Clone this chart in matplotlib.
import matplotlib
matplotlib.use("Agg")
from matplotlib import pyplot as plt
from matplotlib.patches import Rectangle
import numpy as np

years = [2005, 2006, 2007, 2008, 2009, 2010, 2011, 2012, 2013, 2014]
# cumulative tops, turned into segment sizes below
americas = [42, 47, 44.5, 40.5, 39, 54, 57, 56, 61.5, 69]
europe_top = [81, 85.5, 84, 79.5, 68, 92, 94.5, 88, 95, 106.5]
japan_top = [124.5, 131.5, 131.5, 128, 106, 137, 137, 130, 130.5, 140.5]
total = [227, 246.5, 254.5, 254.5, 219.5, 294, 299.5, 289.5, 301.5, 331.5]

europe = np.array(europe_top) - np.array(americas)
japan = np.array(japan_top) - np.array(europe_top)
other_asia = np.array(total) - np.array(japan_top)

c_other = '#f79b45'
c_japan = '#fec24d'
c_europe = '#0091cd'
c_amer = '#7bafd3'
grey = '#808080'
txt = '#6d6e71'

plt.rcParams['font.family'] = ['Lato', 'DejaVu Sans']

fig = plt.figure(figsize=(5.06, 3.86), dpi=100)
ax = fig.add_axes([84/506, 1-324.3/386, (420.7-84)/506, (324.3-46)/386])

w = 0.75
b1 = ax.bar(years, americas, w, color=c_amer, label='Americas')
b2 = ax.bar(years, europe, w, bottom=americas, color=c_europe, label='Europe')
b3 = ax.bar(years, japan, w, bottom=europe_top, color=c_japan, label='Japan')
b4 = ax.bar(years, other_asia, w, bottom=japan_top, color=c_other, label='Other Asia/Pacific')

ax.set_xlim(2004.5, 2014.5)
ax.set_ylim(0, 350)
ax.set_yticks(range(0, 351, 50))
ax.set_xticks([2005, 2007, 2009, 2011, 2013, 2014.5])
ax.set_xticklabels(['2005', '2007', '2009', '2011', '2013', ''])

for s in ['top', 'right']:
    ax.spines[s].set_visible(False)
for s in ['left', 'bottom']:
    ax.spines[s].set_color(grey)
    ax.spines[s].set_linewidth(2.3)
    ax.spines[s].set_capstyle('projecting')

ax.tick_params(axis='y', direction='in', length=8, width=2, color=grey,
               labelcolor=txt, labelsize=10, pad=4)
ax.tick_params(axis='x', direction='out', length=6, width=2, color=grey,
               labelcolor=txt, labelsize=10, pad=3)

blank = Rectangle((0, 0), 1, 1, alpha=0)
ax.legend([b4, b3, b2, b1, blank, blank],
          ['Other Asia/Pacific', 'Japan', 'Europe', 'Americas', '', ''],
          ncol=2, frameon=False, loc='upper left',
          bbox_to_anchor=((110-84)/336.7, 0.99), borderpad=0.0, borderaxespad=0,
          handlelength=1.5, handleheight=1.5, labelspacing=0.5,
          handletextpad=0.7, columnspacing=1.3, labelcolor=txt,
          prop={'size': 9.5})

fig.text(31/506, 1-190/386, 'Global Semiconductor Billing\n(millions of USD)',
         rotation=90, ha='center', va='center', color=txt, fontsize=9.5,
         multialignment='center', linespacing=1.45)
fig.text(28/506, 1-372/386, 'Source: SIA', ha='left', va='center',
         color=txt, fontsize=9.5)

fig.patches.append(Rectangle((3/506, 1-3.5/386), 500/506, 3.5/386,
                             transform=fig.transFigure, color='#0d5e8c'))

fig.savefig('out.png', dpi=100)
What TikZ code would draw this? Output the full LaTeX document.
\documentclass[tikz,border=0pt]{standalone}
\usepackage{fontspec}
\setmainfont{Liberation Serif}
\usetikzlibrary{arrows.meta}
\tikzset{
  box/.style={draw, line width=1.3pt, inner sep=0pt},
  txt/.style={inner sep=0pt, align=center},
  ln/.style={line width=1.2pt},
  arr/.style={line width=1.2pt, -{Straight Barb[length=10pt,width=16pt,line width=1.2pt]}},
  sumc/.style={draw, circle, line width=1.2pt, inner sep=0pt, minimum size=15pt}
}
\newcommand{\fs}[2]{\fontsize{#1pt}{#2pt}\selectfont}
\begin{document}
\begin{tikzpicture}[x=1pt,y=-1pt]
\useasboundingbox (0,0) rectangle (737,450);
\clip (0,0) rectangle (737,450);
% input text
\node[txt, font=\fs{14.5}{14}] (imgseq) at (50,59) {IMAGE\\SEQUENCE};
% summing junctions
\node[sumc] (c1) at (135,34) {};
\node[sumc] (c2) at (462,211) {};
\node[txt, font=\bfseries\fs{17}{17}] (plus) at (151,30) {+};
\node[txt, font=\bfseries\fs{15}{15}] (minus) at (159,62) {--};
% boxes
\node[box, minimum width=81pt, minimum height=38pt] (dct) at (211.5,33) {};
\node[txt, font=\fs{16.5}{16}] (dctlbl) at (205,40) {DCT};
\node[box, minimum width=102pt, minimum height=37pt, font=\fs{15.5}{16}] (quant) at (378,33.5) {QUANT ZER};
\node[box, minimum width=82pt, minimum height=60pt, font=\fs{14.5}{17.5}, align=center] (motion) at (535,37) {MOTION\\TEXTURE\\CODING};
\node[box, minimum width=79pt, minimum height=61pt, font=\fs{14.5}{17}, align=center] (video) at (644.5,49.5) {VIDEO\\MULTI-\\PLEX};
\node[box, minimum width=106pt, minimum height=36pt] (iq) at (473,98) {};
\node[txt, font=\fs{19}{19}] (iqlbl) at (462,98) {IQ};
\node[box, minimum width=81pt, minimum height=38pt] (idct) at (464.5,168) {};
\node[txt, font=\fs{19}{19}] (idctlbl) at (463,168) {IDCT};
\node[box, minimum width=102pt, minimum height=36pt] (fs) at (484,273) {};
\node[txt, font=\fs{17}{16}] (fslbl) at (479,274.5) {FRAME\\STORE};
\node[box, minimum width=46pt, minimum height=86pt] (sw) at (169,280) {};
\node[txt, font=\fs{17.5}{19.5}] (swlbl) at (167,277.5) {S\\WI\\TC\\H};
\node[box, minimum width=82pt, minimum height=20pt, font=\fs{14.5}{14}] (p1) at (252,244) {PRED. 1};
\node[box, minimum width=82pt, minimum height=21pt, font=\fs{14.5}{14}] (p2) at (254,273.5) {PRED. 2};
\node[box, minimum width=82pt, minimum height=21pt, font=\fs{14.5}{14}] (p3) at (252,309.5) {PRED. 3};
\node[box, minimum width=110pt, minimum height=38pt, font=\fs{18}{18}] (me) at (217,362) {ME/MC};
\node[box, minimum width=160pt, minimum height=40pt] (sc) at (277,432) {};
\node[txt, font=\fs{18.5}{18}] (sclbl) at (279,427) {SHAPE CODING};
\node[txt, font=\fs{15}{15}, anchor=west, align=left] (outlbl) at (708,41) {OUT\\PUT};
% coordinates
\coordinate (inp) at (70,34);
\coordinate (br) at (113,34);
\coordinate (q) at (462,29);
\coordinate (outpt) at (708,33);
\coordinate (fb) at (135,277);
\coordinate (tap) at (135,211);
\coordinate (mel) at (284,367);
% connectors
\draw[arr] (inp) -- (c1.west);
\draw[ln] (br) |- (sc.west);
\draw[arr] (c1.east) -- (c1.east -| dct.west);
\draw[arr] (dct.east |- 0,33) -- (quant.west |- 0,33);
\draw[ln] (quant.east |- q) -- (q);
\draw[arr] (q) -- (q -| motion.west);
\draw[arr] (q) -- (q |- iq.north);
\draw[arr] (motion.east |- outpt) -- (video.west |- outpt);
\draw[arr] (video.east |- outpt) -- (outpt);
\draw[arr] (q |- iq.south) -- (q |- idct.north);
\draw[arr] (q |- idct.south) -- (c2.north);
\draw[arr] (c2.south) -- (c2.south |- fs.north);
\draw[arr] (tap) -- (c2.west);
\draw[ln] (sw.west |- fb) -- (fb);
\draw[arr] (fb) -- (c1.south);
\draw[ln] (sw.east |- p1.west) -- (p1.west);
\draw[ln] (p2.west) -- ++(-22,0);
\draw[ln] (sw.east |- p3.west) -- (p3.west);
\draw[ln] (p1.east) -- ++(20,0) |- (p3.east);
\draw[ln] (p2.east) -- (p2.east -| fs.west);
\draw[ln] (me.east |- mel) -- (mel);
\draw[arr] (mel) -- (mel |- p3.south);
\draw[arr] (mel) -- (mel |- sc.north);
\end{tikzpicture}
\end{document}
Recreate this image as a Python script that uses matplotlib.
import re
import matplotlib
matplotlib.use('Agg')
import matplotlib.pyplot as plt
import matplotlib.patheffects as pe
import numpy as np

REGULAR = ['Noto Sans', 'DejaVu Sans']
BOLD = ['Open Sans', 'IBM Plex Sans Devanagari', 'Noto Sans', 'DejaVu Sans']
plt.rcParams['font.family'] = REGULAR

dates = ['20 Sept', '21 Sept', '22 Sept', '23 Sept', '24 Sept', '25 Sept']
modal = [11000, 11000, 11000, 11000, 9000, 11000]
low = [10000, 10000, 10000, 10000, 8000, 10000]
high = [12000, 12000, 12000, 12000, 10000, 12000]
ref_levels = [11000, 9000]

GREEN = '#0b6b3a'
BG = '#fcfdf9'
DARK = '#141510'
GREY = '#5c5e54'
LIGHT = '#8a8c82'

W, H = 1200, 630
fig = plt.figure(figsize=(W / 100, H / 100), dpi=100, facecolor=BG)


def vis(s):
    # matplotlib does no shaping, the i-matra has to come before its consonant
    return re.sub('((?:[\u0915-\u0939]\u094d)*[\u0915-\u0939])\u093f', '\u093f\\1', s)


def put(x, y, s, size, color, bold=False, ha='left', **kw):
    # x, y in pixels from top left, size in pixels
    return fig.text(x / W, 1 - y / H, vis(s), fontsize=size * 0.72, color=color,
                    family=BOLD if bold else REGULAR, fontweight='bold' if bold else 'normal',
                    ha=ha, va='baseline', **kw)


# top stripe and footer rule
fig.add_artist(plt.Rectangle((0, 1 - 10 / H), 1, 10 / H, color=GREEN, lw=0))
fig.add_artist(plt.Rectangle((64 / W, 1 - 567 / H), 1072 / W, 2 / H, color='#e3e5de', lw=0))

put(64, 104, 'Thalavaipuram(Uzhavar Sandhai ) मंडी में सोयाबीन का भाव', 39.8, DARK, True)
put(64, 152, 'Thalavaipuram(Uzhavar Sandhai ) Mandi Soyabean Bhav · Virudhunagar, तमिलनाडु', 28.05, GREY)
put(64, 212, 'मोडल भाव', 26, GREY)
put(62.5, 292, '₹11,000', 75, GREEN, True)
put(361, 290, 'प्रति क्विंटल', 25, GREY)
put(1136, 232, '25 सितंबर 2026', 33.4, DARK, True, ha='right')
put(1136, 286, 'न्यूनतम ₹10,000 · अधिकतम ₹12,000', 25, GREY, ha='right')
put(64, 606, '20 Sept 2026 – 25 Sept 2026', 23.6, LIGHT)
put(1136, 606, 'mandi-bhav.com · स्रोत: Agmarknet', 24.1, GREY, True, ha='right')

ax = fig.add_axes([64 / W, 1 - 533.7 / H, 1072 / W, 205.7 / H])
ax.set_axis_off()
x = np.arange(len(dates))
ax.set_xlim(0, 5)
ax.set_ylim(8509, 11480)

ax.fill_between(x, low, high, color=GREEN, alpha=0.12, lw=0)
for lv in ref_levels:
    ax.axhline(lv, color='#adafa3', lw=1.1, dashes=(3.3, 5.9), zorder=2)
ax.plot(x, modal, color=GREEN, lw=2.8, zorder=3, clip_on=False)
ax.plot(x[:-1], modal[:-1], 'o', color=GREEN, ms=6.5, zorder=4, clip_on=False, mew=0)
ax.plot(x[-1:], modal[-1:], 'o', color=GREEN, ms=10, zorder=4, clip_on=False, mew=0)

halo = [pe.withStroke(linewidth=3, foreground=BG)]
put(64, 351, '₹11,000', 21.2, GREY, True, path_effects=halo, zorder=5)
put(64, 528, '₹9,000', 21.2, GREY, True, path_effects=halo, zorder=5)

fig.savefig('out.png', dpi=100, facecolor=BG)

——

■ To be done ■
Check each line of the data above for the word "this", then state how many lines have it. Give the number alone.

■ Written solution ■
3